Skin Cancer in Dogs & Cats

Skin cancer are common in dogs and cats. They can be benign or malignant. What causes skin cancer? How is it diagnosed? How is it treated, and how do I check my pet for skin cancer?

Skin Cancer in Dogs & Cats

What is skin cancer?

Skin cancer (also called skin tumours or skin neoplasms) are common in dog and cats. Skin cancer accounts for around 25 to 45% of all cancers in dogs, and about 20 to 30% of all cancers in cats. Skin cancer can be benign, where they do not invade nearby tissue or spread to other parts of the body (i.e. metastasis). However, they can be malignant, where they can potentially invade nearby tissue, and spread to other parts of the body, such as the lymph nodes, lungs, or internal organs. The majority of skin cancer in dogs are benign (57.5 to 80%). Conversely, the majority of skin cancer in cats are malignant (50 to 65%).

What causes skin cancer?

Dogs and cats of all ages are at risk of skin cancer. The cause of skin cancer is generally unknown. However, viruses, ultraviolet (UV) radiation, ionising radiation, immunosuppression, and genetic factors, likely play a role.
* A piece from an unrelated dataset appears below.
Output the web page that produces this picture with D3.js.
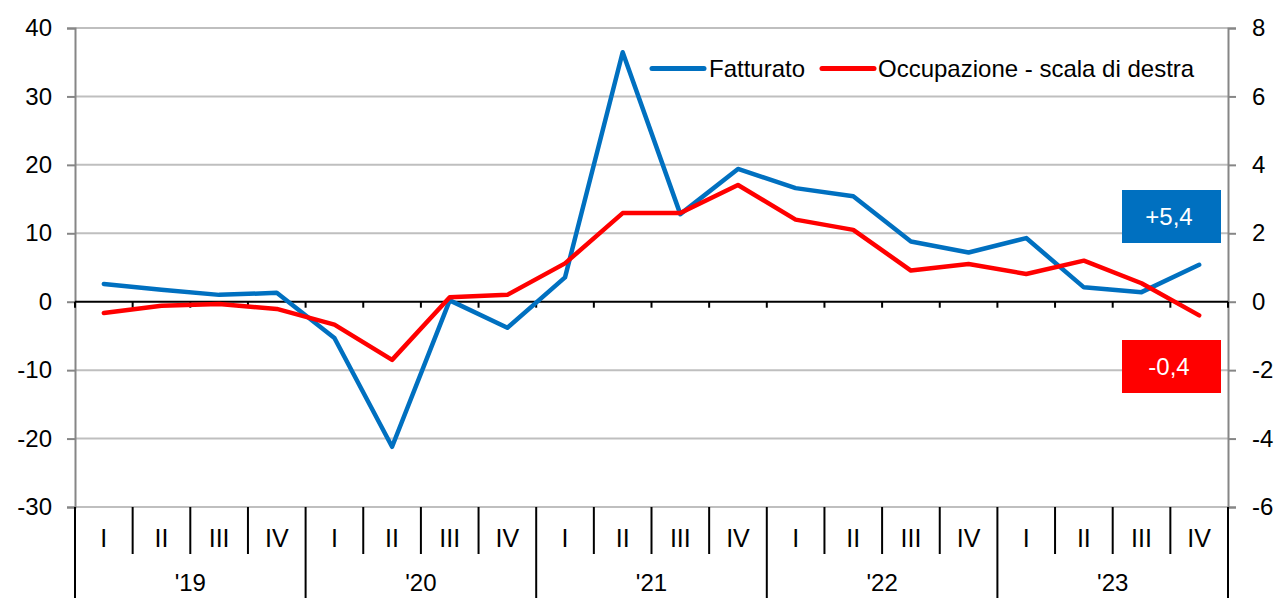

How is skin cancer diagnosed?

When a skin mass or lesion is detected, every attempt should be made to obtain a specific diagnosis. Knowledge of the type of skin cancer will assist your veterinarian in determining the prognosis, and appropriate treatment recommendations for your pet.


A diagnosis is usually confirmed by sampling the skin mass or lesion with cytology (fine needle aspirate samples) or biopsy (tissue sample). Cytology is usually the first step, and is performed by directing a small needle into the skin mass or lesion, often without the need for sedatives. Cytology will yield single cells or small sheets of cells. Sometimes a specific diagnosis of tumor type can be obtained with cytology. However, for many skin cancers, cytology is usually only sufficient to determine if the cells are potentially a benign cancer or malignant cancer. Often, a biopsy is required for confirmation. Biopsy involves sampling of tumor tissue (e.g. surgery) that will usually require pets to undergo general anaesthesia. The biopsy specimen is then assessed by a pathologist under a microscope (i.e. histology) to try to determine the specific skin cancer type. The pathologist can also evaluate the aggressiveness of the cancer. In some situations, a diagnosis via biopsy cannot be obtained, and further stains (i.e. immunohistochemistry) are required to try to obtain a diagnosis of a specific skin cancer type.

What other tests are required?

In pets with suspected or confirmed malignant skin cancer, staging to check if the cancer has spread is recommended. Depending on the specific type of skin cancer, staging tests include lymph node evaluation, chest x-rays, abdominal ultrasound, computed tomography (CT) scan, and/or magnetic resonance imaging (MRI) scan. In addition, blood and urine tests are often recommended to assess your pet's general health, and determine if any other diseases or medical conditions (i.e. comorbidities) may affect management.

How is skin cancer treated?

Treatment will depend on the specific type of skin cancer, and can vary from leaving the skin cancer in place and monitoring it closely, surgery, chemotherapy, radiation therapy, and/or immunotherapy. Your veterinarian will discuss the individual treatment recommendations available for your pet.

How do I check my pet for skin cancer?

You can help monitor for new skin cancers by regularly running your hands over your pet to check for any skin masses or lesions. Once identified, no matter how small or insignificant you think the skin mass or lesion may be, it is important to alert your veterinarian. A body map can be performed by your veterinarian, and/or photographs taken. These can help track the skin growths that have been evaluated over time.

I hope this information helps pet owners understand more about skin cancer in dogs and cats. If you have any questions or concerns about skin cancer in your pet, please contact your veterinary health care team.